K. M. Abubacker*, V. Suresh Babu
Department of Mechanical and Industrial Engineering, Caledonian College of Engineering, Seeb, Sultanate of Oman.
​​*Corresponding author’s e-mail: abubacker@caledonian.edu.om

Abstract

Gear is one of the most critical components widely used in the transmission of motion and power between two shafts.  During motion, the gears are instantaneously loaded which develops bending stress at the root of the gear.  The loading point is termed to be Highest Point Single Tooth Contact (HPSTC) and Lowest Point Single Tooth Contact (LPSTC).  HPSTC is the most critical loading point in any gear.

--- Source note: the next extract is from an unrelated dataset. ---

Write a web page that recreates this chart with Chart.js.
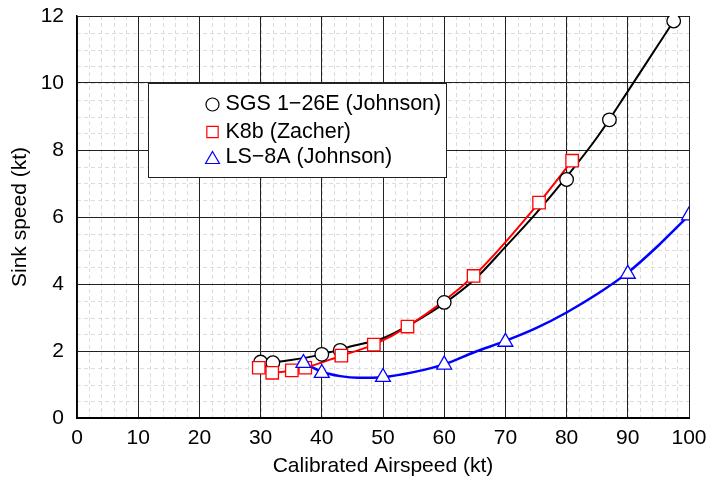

While a designer analyses a gear, it is essential to determine this instantaneous loading point (HPSTC, LPSTC) for the purpose of finding out the induced stress on the gear tooth.  Moreover, this point is so important that it determines the bending stress at the root fillet portion of the gear.  It is known fact that identification of these points involves many steps with huge ream of calculations.  The present research work involves estimation of radius for Highest Point Single Tooth Contact using Spreadsheet application.  This works for different range of input parameters like module, number of teeth, pressure angle etc., For this purpose, a customized spreadsheet is developed involving gear formula and all calculation steps. Two typical case studies were conducted using few specific parameters. The calculated outputs from the spreadsheets were compared with the available results of existing studies. It was noted that there were no variations notified in the calculated results, which indicates the validation of the current work. With addition of few formula and steps, this work can be extended to carryout bending stress analysis based on Lewis approach with AGMA standards. Further the study can be incorporated in ANSYS mechanical APDL.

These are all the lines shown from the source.